Plain and simple…

In 1978, I got my first posting as a qualified college-trained teacher in Kanowit where I rented this little room…

…on the first floor of one of the shops for RM60.00 a month for two years. Of course, there wasn’t any air-conditioner there at the time and the room was like an oven as it got the sun on the wall by the side in the morning and through the windows in front all afternoon.

In 1980, the Kanowit Garden was completed and made available for occupancy. My colleague and I rented the upper floor of the double-storey terraced house and I moved there that year. The house owner had a shop in town and he and his family stayed there but every night, he would send his old father over – he slept in the room downstairs and every morning, they would send him his breakfast, something very plain and simple – just a bowl of plain porridge and one fried omelette. The old man would eat that and later, he would stroll to their shop in town where he would stay till they sent him to the house again in the evening, probably after dinner.

Personally, I do enjoy a simple breakfast like that – plain porridge with some simple condiments to go with it, nothing fancy and that was what I had the other morning. There was a little bit of rice left in the fridge so I put it in a pot and added a whole lot of water and boiled it till it had dried up a bit and there wasn’t that much water anymore…

This is the rice that we are eating right now – my missus says it is freshly harvested unadulterated lakia bee (ethnic Dayak rice) that is a whole lot nicer than what you can get at the shops and supermarkets.

To go with the porridge, I fried an omelette (two eggs)…

…and a handful of dried anchovies (ikan bilis), deep fried and sprinkled with a pinch of low GI brown sugar to balance its saltiness. There wasn’t any leftover vegetables in the fridge and I did not feel like cooking any so I took my girl’s pickled daikon and cut a few slices of it to go with my porridge. She uses it to make her sushi and whatever Korean dishes that she would cook sometimes.
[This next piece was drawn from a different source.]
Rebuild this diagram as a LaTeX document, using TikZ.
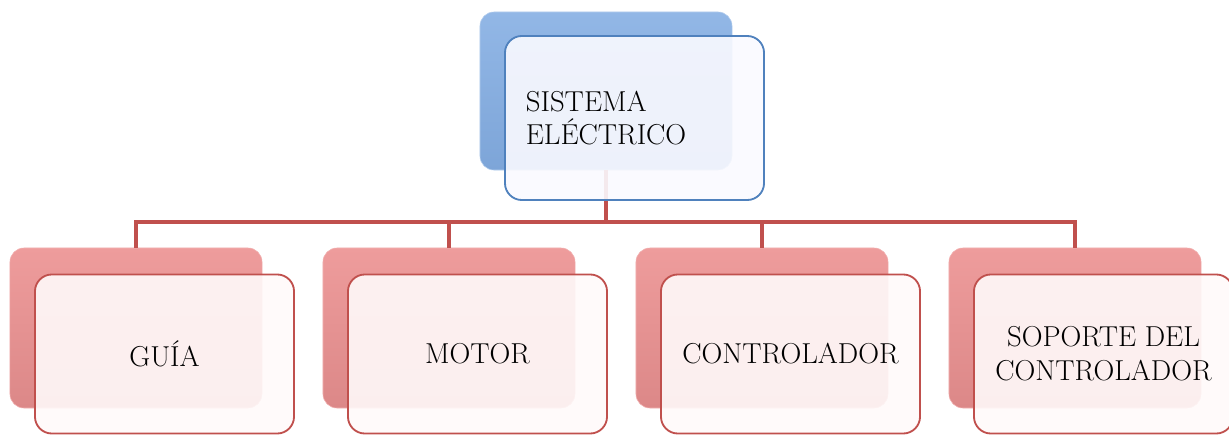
\documentclass[tikz,border=0pt]{standalone}
\usepackage{tikz}

\definecolor{bluefront}{HTML}{4F81BD}
\definecolor{bluetop}{HTML}{92B7E6}
\definecolor{bluebot}{HTML}{7DA5D8}
\definecolor{redline}{HTML}{C0504D}
\definecolor{redtop}{HTML}{EE9C9C}
\definecolor{redbot}{HTML}{DC8888}

\begin{document}
\begin{tikzpicture}[x=0.025cm, y=-0.025cm,
  every node/.style={font=\fontsize{20.5}{24}\selectfont},
  backbox/.style={rounded corners=10pt, minimum width=6.3cm, inner sep=0pt},
  bluebox/.style={backbox, minimum height=3.95cm, draw=bluetop!70, top color=bluetop, bottom color=bluebot},
  redbox/.style={backbox, minimum height=4cm, draw=redtop!80, top color=redtop, bottom color=redbot},
  frontbox/.style={rounded corners=12pt, line width=1.3pt, minimum width=6.475cm, inner sep=0pt, fill opacity=0.9, text opacity=1},
  topfront/.style={frontbox, minimum height=4.1cm, draw=bluefront, fill=blue!2},
  lowfront/.style={frontbox, minimum height=3.975cm, draw=redline, fill=red!2, align=center},
  bus/.style={redline, line width=3pt}]
\useasboundingbox (0,0) rectangle (1229,434);

% back boxes
\node[bluebox] (sysback) at (606,91) {};
\foreach \name/\xx in {guia/136, motor/449, ctrl/762, sop/1075}
  \node[redbox] (\name back) at (\xx,328) {};

% connectors
\coordinate (bus) at (606,222);
\draw[bus] (sysback.south) -- (bus);
\foreach \name in {guia, motor, ctrl, sop}
  \draw[bus] (bus) -| (\name back.north);

% front boxes
\node[topfront] (sys) at (634.5,118) {};
\node[anchor=west, align=left] (systext) at (sys.west) {\hspace{0.42cm}SISTEMA\\\hspace{0.42cm}ELÉCTRICO};
\node[lowfront] (guia) at (164.5,354) {GUÍA};
\node[lowfront] (motor) at (477.5,354) {MOTOR};
\node[lowfront] (ctrl) at (790.5,354) {CONTROLADOR};
\node[lowfront] (sop) at (1103.5,354) {SOPORTE DEL\\CONTROLADOR};
\end{tikzpicture}
\end{document}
I was not planning on having porridge for breakfast that morning otherwise, I could have defrosted one of my kilat in the freezer and fried it …

That would go so well together, I’m sure.

Of course, I still have a bottle of the imported made-in-the-UK real beef Bovril…

…so I could enjoy a bit of it in the porridge. I bought two bottles in May and I’ve finished one since – and just the other day, I heard somebody complaining that it is presently out of stock, not available again!!! Looks like I’ve to scrimp and save and must not be too generous with it when using it to cook my Bovril noodles…or eating it with my porridge.

We also had some salted eggs and 皮蛋 (pídàn) or century eggs in the house but I did not bother with those as I felt that what I had was more than enough for how I would like to have it – plain and simple!